::: Information supplied :::
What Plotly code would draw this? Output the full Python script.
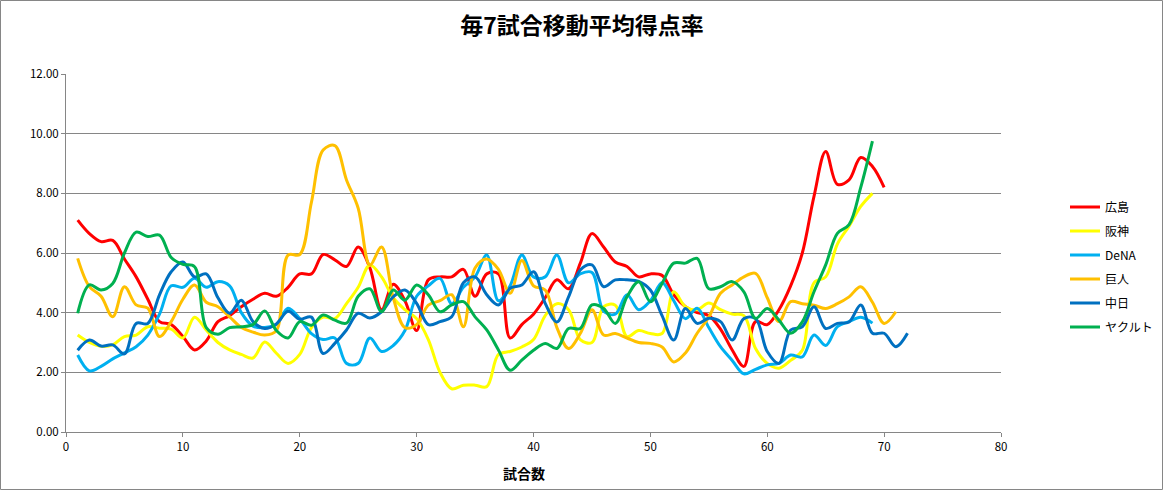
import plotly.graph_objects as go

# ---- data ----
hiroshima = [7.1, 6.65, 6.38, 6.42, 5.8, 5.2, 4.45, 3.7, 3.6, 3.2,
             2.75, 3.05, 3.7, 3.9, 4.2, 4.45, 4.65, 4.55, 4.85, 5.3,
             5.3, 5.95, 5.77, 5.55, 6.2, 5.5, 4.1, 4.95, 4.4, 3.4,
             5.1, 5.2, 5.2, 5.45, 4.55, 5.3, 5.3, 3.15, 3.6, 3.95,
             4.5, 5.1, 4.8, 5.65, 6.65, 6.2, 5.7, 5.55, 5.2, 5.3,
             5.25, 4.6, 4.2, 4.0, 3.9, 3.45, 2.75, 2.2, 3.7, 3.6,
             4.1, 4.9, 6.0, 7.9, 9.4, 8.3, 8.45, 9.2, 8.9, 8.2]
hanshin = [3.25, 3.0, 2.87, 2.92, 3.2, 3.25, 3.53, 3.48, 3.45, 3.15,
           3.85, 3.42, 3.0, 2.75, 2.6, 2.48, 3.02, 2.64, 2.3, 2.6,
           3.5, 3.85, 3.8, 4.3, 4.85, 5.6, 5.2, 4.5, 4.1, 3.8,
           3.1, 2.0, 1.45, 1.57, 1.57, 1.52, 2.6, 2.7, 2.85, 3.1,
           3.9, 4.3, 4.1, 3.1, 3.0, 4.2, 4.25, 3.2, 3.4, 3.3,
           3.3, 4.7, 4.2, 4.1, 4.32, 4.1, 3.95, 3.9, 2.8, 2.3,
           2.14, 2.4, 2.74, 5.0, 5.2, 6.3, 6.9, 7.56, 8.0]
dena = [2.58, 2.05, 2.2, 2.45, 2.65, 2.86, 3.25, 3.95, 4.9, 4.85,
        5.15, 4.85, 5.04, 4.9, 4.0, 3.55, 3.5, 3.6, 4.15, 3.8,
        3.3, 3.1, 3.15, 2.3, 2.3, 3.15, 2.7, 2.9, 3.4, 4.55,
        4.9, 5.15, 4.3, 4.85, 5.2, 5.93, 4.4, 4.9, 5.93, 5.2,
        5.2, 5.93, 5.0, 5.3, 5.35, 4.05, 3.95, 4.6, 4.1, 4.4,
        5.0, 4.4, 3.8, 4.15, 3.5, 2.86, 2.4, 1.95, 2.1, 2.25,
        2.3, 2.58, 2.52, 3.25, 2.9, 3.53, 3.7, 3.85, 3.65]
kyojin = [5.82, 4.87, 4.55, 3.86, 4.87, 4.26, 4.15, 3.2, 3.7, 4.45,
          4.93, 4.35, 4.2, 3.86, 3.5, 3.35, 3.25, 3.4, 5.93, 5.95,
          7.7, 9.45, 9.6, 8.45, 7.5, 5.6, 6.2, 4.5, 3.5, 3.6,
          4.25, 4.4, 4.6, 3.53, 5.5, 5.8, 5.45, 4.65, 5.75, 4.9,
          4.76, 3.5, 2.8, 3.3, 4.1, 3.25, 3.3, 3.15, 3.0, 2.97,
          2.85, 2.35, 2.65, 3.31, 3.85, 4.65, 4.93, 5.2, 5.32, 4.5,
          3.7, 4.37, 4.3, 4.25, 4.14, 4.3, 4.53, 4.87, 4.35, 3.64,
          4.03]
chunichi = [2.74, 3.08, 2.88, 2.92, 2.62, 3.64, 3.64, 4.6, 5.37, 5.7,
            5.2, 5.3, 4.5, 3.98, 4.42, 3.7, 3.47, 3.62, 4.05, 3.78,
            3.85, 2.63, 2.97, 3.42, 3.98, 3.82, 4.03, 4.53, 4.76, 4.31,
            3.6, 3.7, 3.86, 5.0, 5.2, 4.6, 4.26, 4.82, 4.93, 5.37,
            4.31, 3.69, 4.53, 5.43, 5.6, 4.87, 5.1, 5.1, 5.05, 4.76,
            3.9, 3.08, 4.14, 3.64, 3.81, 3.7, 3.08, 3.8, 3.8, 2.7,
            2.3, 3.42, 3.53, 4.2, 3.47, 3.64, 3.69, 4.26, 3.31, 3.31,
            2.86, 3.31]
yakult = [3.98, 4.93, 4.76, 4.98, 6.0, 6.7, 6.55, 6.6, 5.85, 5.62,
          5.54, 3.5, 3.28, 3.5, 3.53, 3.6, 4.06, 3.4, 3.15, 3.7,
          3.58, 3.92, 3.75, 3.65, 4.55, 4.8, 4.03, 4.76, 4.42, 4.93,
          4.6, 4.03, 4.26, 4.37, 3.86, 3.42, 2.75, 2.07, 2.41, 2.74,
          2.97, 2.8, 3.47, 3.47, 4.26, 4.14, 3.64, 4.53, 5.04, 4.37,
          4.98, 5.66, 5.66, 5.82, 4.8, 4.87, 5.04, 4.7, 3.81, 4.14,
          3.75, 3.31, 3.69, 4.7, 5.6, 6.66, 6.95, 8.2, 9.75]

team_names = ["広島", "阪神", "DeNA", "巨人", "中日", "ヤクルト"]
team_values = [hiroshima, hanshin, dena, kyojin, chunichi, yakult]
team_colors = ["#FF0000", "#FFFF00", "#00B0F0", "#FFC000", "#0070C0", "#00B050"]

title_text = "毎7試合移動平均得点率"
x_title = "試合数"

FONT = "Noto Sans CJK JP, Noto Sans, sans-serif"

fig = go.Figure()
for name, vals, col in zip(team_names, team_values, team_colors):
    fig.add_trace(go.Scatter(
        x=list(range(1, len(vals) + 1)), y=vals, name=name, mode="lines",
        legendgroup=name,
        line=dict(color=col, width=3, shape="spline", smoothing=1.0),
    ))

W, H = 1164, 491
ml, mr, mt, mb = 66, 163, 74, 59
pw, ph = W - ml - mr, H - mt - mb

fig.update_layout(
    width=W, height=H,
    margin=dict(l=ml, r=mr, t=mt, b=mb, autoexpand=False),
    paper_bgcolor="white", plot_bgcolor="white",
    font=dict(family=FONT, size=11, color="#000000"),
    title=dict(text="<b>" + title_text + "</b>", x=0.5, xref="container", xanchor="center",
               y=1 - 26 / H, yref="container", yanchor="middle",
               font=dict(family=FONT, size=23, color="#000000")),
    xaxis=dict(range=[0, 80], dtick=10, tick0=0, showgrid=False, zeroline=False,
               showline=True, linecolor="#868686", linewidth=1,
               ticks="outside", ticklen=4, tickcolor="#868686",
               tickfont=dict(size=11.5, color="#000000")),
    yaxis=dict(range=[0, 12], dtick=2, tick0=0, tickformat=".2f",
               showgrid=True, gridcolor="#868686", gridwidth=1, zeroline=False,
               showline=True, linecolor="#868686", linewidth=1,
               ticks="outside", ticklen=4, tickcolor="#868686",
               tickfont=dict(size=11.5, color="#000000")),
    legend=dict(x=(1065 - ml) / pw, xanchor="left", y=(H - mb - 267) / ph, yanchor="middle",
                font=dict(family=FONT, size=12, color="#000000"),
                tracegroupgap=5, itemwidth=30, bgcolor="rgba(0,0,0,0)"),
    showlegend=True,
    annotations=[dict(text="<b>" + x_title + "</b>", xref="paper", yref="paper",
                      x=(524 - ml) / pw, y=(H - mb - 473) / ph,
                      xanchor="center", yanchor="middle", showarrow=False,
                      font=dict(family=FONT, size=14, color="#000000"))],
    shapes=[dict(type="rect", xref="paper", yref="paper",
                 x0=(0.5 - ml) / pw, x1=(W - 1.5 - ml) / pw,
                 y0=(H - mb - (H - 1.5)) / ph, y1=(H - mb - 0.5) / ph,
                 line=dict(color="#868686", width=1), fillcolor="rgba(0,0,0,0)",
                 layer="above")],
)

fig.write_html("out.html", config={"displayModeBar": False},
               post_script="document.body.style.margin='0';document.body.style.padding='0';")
:::
## Task brief
Leave out any pictures, please, and quote only the lines from the top of the data through the line that contains "import plotly.graph_objects as go".

## Result
What Plotly code would draw this? Output the full Python script.
import plotly.graph_objects as go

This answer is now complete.